By 1971, Sharp had relocated his young family from London to America. It made sense professionally to be based in Hollywood, and it also gave Sharp, who once described himself as “pathologically promiscuous,” an opportunity to escape “that whole Femalestrom [sic.] I was in.” Two films he’d written – The Last Run and The Hired Hand – arrived in cinemas that summer. Remembering Paula of the Florida Keys, he began sketching two new spec screenplays. The first was called Tepic in the Morning. Sharp registered a 144-page draft with the Library of Congress for copyright purposes in early February 1972, and made plans to direct the film himself in Mexico that summer. The story was a Bogart/Huston pastiche enriched by Sharp’s Mexican road trip. But the script would depart from convention. In 1971, he described a scenario

in which we set up the thriller framework, then don’t use it. [We have] the standard thriller scene – the expatriate in the small Mexican town, the arrival of the girl, the corrupt police official, the stolen money . . . then we leave the framework [. . .] [It’s] like being in a huge expensive house with all these rooms and bathrooms and beds and you put a sleeping bag down on the floor.
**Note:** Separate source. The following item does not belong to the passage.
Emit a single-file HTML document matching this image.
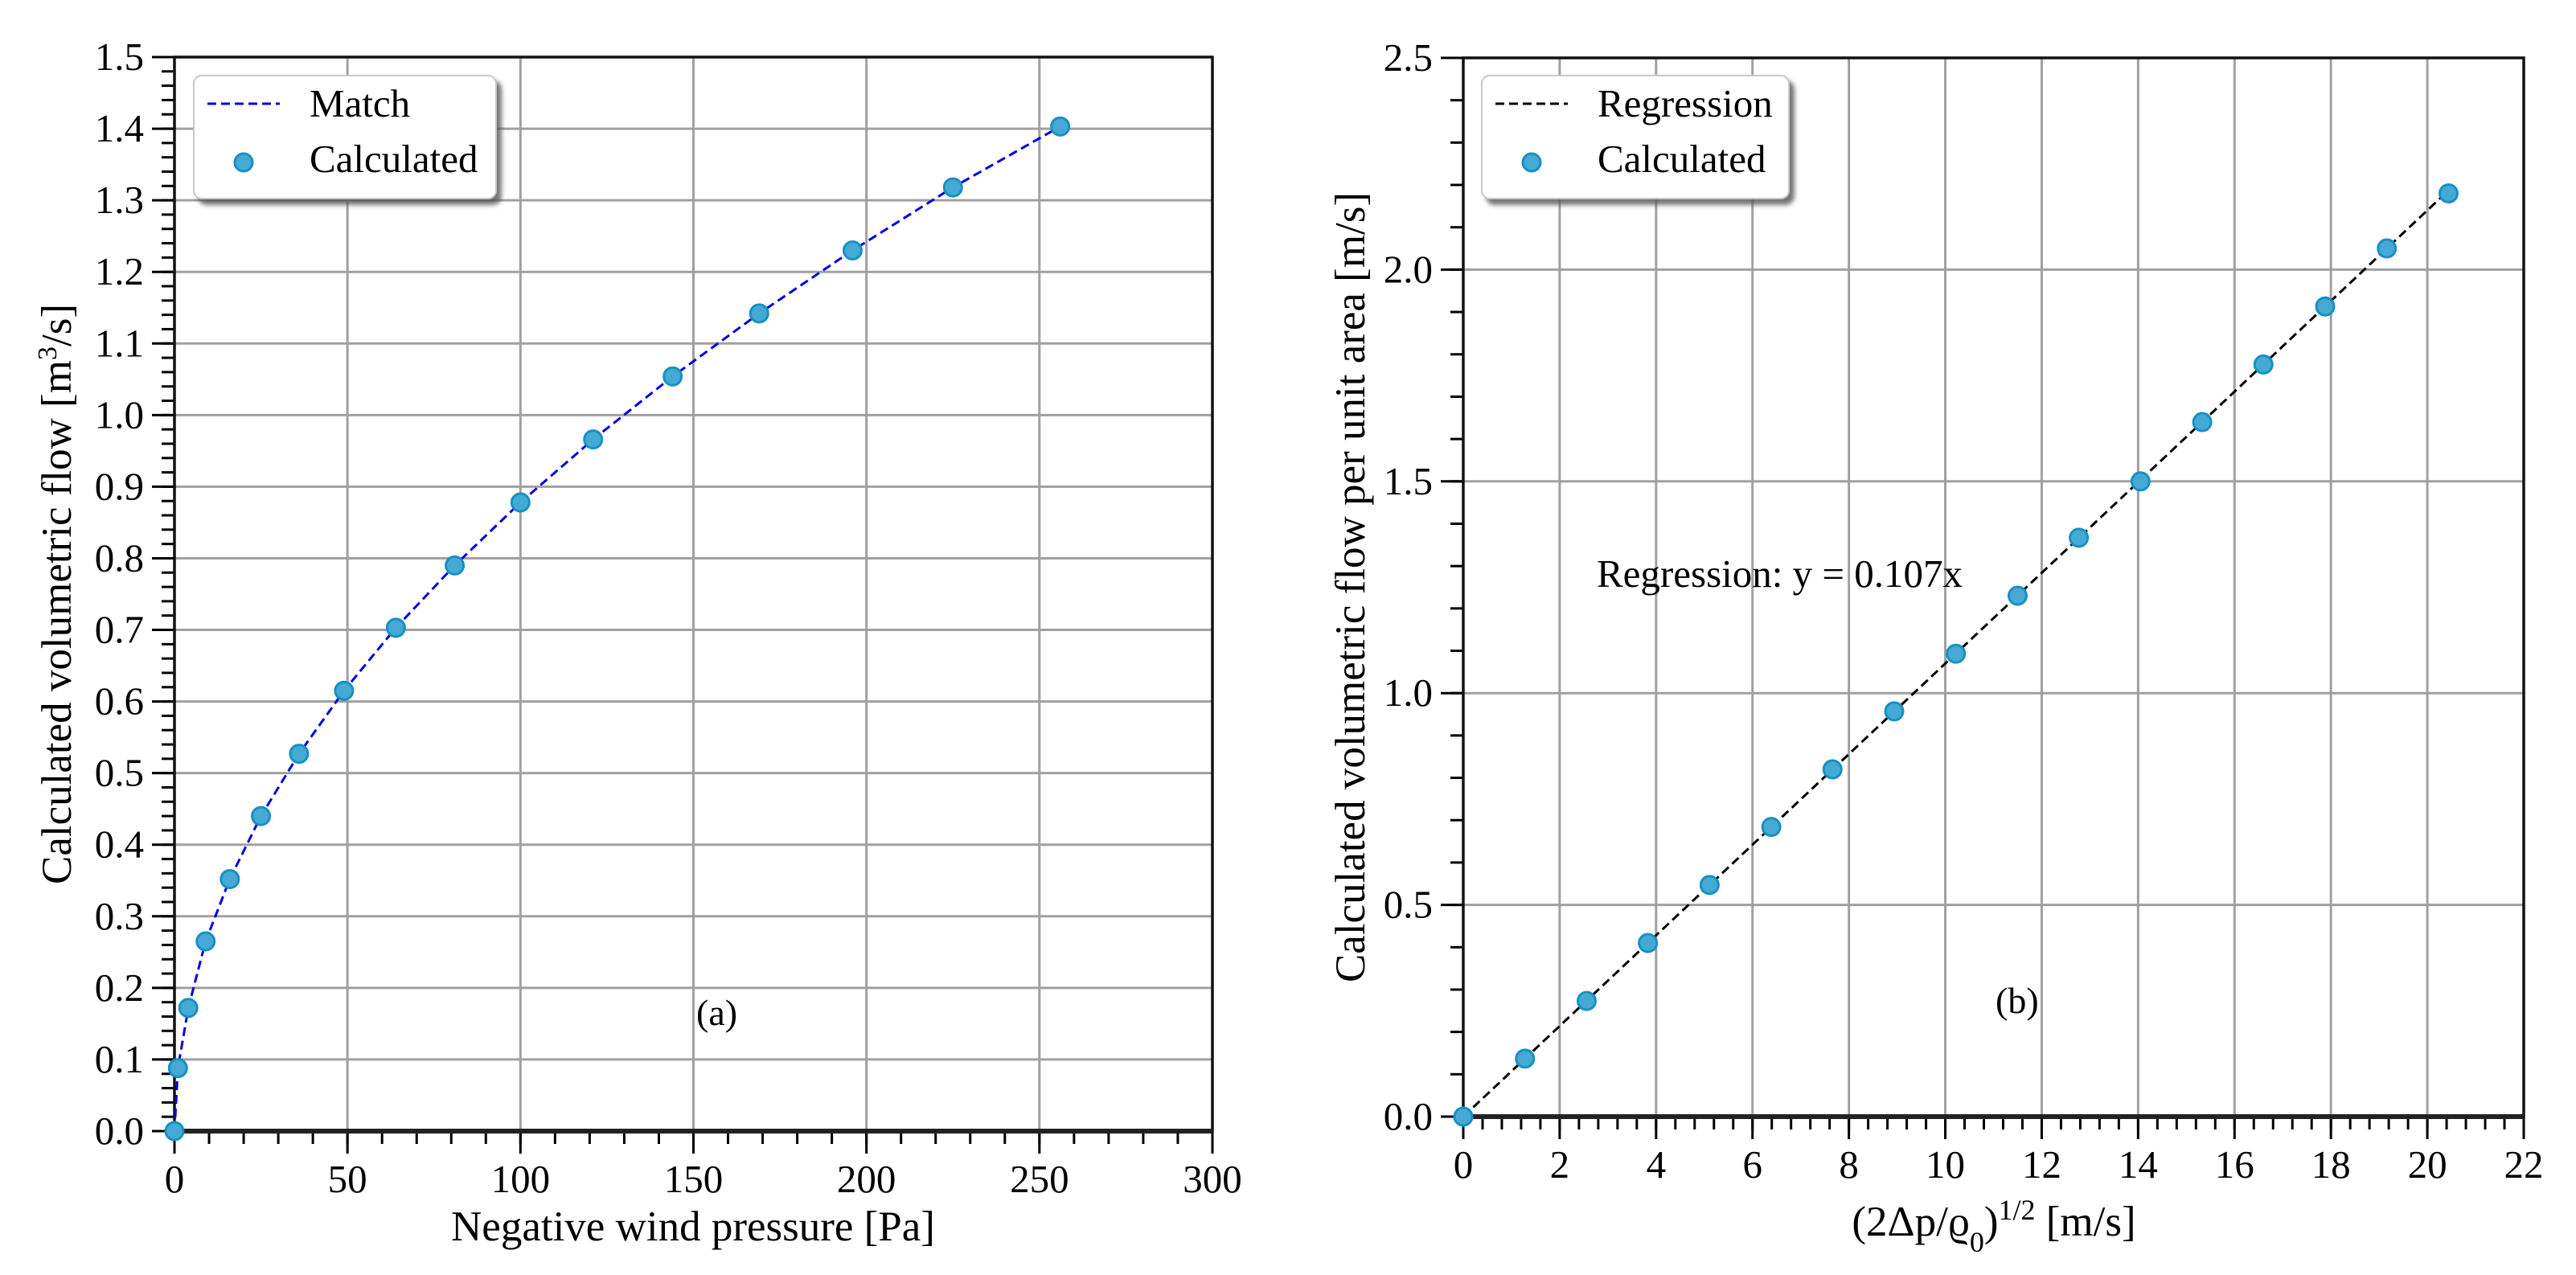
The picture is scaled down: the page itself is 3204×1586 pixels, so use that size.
<!DOCTYPE html>
<html><head><meta charset="utf-8">
<style>
html,body{margin:0;padding:0;background:#fff;}
svg{display:block;font-family:"Liberation Serif",serif;}
</style></head>
<body>
<svg id="chart" width="3204" height="1586" viewBox="0 0 3204 1586" xmlns="http://www.w3.org/2000/svg">
<defs>
<filter id="sh" x="-10%" y="-10%" width="130%" height="140%"><feDropShadow dx="6" dy="7" stdDeviation="3" flood-color="#555" flood-opacity="0.8"/></filter>
</defs>
<g id="pa"></g>
<g id="pb"></g>
</svg>
<script>
// Panel (a) data
const aPressure = [0,1,4,9,16,25,36,49,64,81,100,121,144,169,196,225,256];
const aFlow = [0,0.088,0.172,0.265,0.352,0.44,0.527,0.615,0.703,0.79,0.878,0.966,1.054,1.142,1.23,1.318,1.403];
const aXTicks = [0,50,100,150,200,250,300];
const aYTicks = [0,0.1,0.2,0.3,0.4,0.5,0.6,0.7,0.8,0.9,1.0,1.1,1.2,1.3,1.4,1.5];
// Panel (b) data
const bX = [0,1.28,2.56,3.83,5.11,6.39,7.66,8.94,10.22,11.5,12.77,14.05,15.33,16.6,17.88,19.16,20.44];
const bY = [0,0.137,0.273,0.41,0.547,0.684,0.82,0.957,1.093,1.23,1.367,1.5,1.64,1.776,1.913,2.05,2.18];
const bXTicks = [0,2,4,6,8,10,12,14,16,18,20,22];
const bYTicks = [0,0.5,1.0,1.5,2.0,2.5];
const bSlope = 0.107;

const NS="http://www.w3.org/2000/svg";
function mk(parent,tag,attrs,text){
  const e=document.createElementNS(NS,tag);
  for(const k in attrs) e.setAttribute(k,attrs[k]);
  if(text!==undefined) e.textContent=text;
  parent.appendChild(e); return e;
}

function panel(g,cfg){
  const sx=v=>cfg.x0+(v-cfg.xmin)/(cfg.xmax-cfg.xmin)*(cfg.x1-cfg.x0);
  const sy=v=>cfg.y0-(v-cfg.ymin)/(cfg.ymax-cfg.ymin)*(cfg.y0-cfg.y1);
  const grid=mk(g,'g',{});
  
  
  cfg.xt.forEach(v=>{mk(grid,'line',{x1:sx(v),x2:sx(v),y1:cfg.y1,y2:cfg.y0,stroke:'#a0a0a0','stroke-width':3});});
  cfg.yt.forEach(v=>{mk(grid,'line',{x1:cfg.x0,x2:cfg.x1,y1:sy(v),y2:sy(v),stroke:'#a0a0a0','stroke-width':3});});
  const ticks=mk(g,'g',{stroke:'#000'});
  
  
  for(let v=cfg.xmin; v<=cfg.xmax+1e-9; v+=cfg.xminor){
    mk(ticks,'line',{x1:sx(v),x2:sx(v),y1:cfg.y0,y2:cfg.y0+16,'stroke-width':3});
  }
  for(let v=cfg.ymin; v<=cfg.ymax+1e-9; v+=cfg.yminor){
    mk(ticks,'line',{x1:cfg.x0-16,x2:cfg.x0,y1:sy(v),y2:sy(v),'stroke-width':3});
  }
  cfg.xt.forEach((v,i)=>{
    mk(ticks,'line',{x1:sx(v),x2:sx(v),y1:cfg.y0,y2:cfg.y0+28,'stroke-width':3});
    const t=mk(g,'text',{x:sx(v),y:cfg.y0+76,'font-size':49,'text-anchor':'middle'},cfg.xlab(v));
    
    
  });
  cfg.yt.forEach(v=>{
    mk(ticks,'line',{x1:cfg.x0-28,x2:cfg.x0,y1:sy(v),y2:sy(v),'stroke-width':3});
    const t=mk(g,'text',{x:cfg.x0-38,y:sy(v)+16,'font-size':49,'text-anchor':'end'},v.toFixed(1));
    
    
  });
  const fr=mk(g,'rect',{x:cfg.x0,y:cfg.y1,width:cfg.x1-cfg.x0,height:cfg.y0-cfg.y1,fill:'none',stroke:'#111','stroke-width':3.5});
  
  
  mk(g,'line',{x1:cfg.x0,x2:cfg.x1,y1:cfg.y0,y2:cfg.y0,stroke:'#222','stroke-width':6});
  const pts=cfg.lineX.map((x,i)=>sx(x)+','+sy(cfg.lineY[i])).join(' ');
  const ln=mk(g,'polyline',{points:pts,fill:'none',stroke:cfg.lineColor,'stroke-width':3,'stroke-dasharray':'11,6'});
  
  
  cfg.px.forEach((x,i)=>{
    const c=mk(g,'circle',{cx:sx(x),cy:sy(cfg.py[i]),r:11,fill:'#44aad5',stroke:'#1890c2','stroke-width':3});
    
    
  });
  const xl=mk(g,'text',{x:cfg.xlabX,y:cfg.xlabY,'font-size':53,'text-anchor':'middle'});
  xl.innerHTML=cfg.xTitle;
  
  
  const yl=mk(g,'text',{x:0,y:0,'font-size':53,'text-anchor':'middle',transform:'translate('+cfg.ylabX+','+((cfg.y0+cfg.y1)/2)+') rotate(-90)'});
  yl.innerHTML=cfg.yTitle;
  
  
  const lg=mk(g,'g',{});
  
  
  mk(lg,'rect',{x:cfg.lx,y:94,width:cfg.lw,height:153,rx:10,fill:'#fff',stroke:'#c8c8c8','stroke-width':2,filter:'url(#sh)'});
  const e1=mk(lg,'g',{});
  
  
  mk(e1,'line',{x1:cfg.lx+17,x2:cfg.lx+107,y1:129,y2:129,stroke:cfg.lineColor,'stroke-width':3,'stroke-dasharray':'11,6'});
  mk(e1,'text',{x:cfg.lx+144,y:145,'font-size':49},cfg.lineLabel);
  const e2=mk(lg,'g',{});
  
  
  mk(e2,'circle',{cx:cfg.lx+62,cy:202,r:11,fill:'#44aad5',stroke:'#1890c2','stroke-width':3});
  mk(e2,'text',{x:cfg.lx+144,y:214,'font-size':49},'Calculated');
  return {sx,sy};
}

const pa=document.getElementById('pa');
panel(pa,{x0:217,x1:1508,y0:1407,y1:71,xmin:0,xmax:300,ymin:0,ymax:1.5,
  xt:aXTicks,yt:aYTicks,xminor:10,yminor:0.02,xlab:v=>String(v),
  lineX:aPressure,lineY:aFlow,lineColor:'#0000dd',lineName:'match-line',lineLabel:'Match',
  px:aPressure,py:aFlow,
  xTitle:'Negative wind pressure [Pa]',xlabX:862,xlabY:1543,
  yTitle:'Calculated volumetric flow [m<tspan baseline-shift="super" font-size="34">3</tspan>/s]',ylabX:88,
  lx:241,lw:376});
const ta=mk(pa,'text',{x:866,y:1275,'font-size':46},'(a)');



const pb=document.getElementById('pb');
const regX=[0,bX[bX.length-1]];
const regY=regX.map(v=>v*bSlope);
panel(pb,{x0:1820,x1:3139,y0:1389,y1:72,xmin:0,xmax:22,ymin:0,ymax:2.5,
  xt:bXTicks,yt:bYTicks,xminor:0.4,yminor:0.1,xlab:v=>String(v),
  lineX:regX,lineY:regY,lineColor:'#000',lineName:'regression-line',lineLabel:'Regression',
  px:bX,py:bY,
  xTitle:'(2Δp/ϱ<tspan baseline-shift="sub" font-size="36">0</tspan>)<tspan baseline-shift="super" font-size="36">1/2</tspan> [m/s]',xlabX:2480,xlabY:1537,
  yTitle:'Calculated volumetric flow per unit area [m/s]',ylabX:1697,
  lx:1843,lw:382});
const tr=mk(pb,'text',{x:1986,y:730,'font-size':49},'Regression: y = 0.107x');


const tb=mk(pb,'text',{x:2482,y:1260,'font-size':46},'(b)');


</script>
</body></html>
I hope it’s a kind of alienation effect.

But the planned 1972 production did not go ahead, and Tepic was put on hold. It was finally realised as Little Treasure (1985), a film starring Margot Kidder, Ted Danson, and Burt Lancaster. It was the only film Sharp would direct himself.

The screenplay centres on a character directly inspired by Paula of the Florida Keys. Margo is a former stripper who comes down to an unnamed town in Mexico – Sharp ultimately filmed in Tepoztlán and other locations in the states of Morelos and Durango – at the invitation of her long-absent father, a former bank robber. While there she meets an American expatriate, Eugene, who is drifting through the remote towns of Mexico projecting movies. After her father dies, Margo drags Eugene back to America on a quixotic search for her dad’s long-buried and possibly mythical loot in the ghost towns of New Mexico. The eventual film does for a time leave its generic framework – in a frankly vague and meandering way. As a stripper, Margot refuses to “drop her string” and appear bottomless. When she transgresses this personal rule at the insistence of a wealthy client at a private party, she has an emotional breakdown. The relationship goes to hell: the obsessive Margo shoots Eugene (non-fatally) when he decides to call off the search for the loot.

But the collapse of the 1972 production did not stop Sharp’s career momentum. He was established in Hollywood and had come a long way from the provincial Scottish town of Greenock. Now living with his family in a house with a pool in the vicinity of the legendary Chateau Marmont, Sharp developed a fondness for water volleyball. The dismally-received film Myra Breckinridge (1970) had been shot at the Marmont, and Dan Sharp remembers that his father tried in vain to persuade 20th Century-Fox to give him the film’s large statue of Gore Vidal’s transgender heroine “so he could put it in our yard next to where it had stood in the movie.”